Ulysses (1842) – Written soon after Arthur Hallam’s death, expressing Tennyson’s desire to move forward despite the death of his friend. Offers a curious pairing with Lotos-Eaters as a portrait of Life. It is imaged in terms of consumption “I will drink life to the lees” (a technical terms that literally means drinking those parts of wine that are usually refined out of the end product). Ulysses refuses to rest, discontent with “Life piled on life,” the redundancy of mere breathing. The final line, however (“To strive, to seek, to find, and not to yield”) with the perfect meter (mono syllables make the stresses incredibly clear, the words lock into the metter) seems to call attention to the very conventions that Ulysses is going forward to fulfill. So ending could be an attempt to synthesize epic adequation, but the potential dissonance introduced into the epic is that Ithaca has itself become conventional, much like the final line is conventional.

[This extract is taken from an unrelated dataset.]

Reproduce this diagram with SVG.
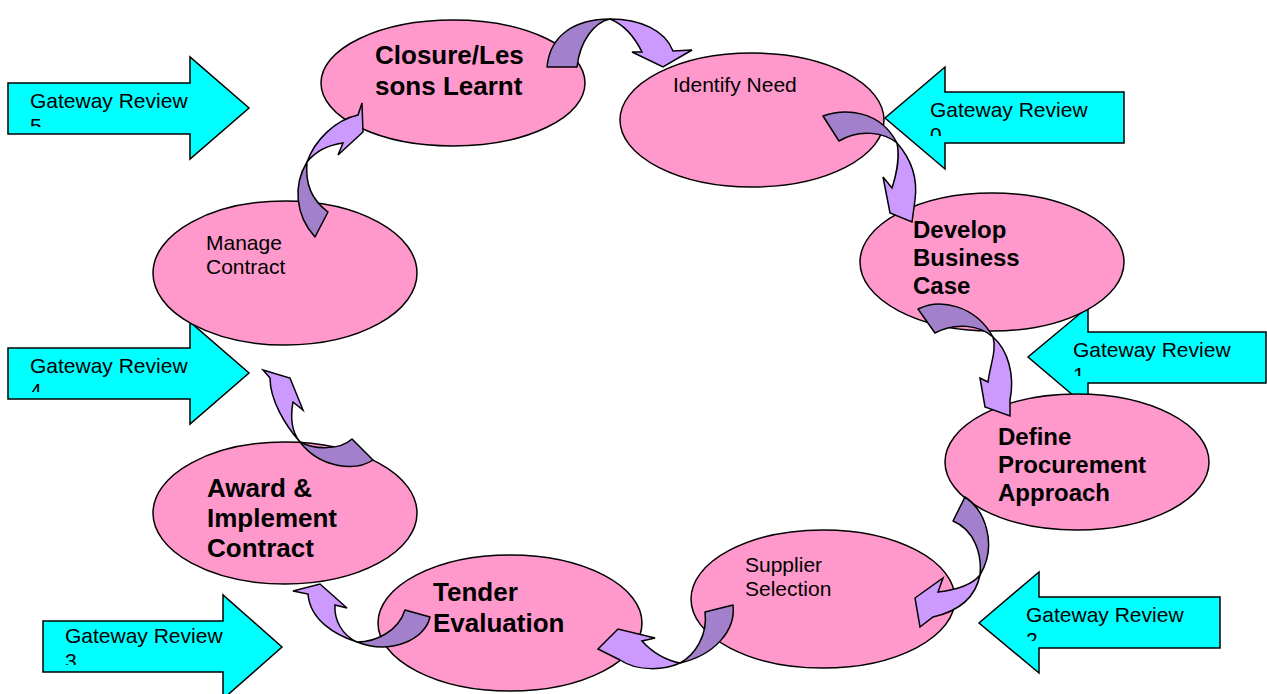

The Lotos-Eaters (1832, 1842) – Starts our with a lazy rhyme : land = land. Much of the poem explores the potentially deadening effects of poetic practice:

                                        and if his fellow spake,
His voice was thin, as voices form the grave;
And deep-asleep he seem’d, yet all awake,
And music in his ears his beating heart did make.

This is the frightening mirror image of Mill’s definition of poetry: overhearing a conversation with oneself. This produces a “mild-eyed melancholy” that is content to have too successfully internalized and then expunged the object of desire. Eating of the Lotos therefore makes good on the promise of the aesthetic as imaged by Adorno in Dialectic of Enlightenment: the promise of happiness before or beyond the demands of self-preservation and reproduction (this is why some Europeans eat candied violets, he says). Can connect this also with Empson on Shakespeare and Pastoral:

The flower ripens in its place
Ripens and fades, and falls, and hath no toil,
Fast-rooted in the fruited soil.

Shakespeare’s Sonnet 94 describes the flower’s power as inhering in its very vulnerability. Yet here, the imposition of a toil-less existence is explicitly aligned with aesthetic deception and danger. The final section, number 8, bursts into lines with eight feet in order to describe the carnage of a world that the mariners have decided to forget. There is also an excess of three line rhymes (connect to “Two Voices”), which seems to in some ways bridge the deathless repetition of the mild-eye melancholics with the cycles of destruction that characterize life on earth.

This poem raises the question of what sort of work poetry does. Is poetry the absence of work? Connects with something like Lady of Shallot, where the mere rhyming propels us a forward. I Poetry working when it means the most or the least? When we say things without knowing why (the rhyme, etc.)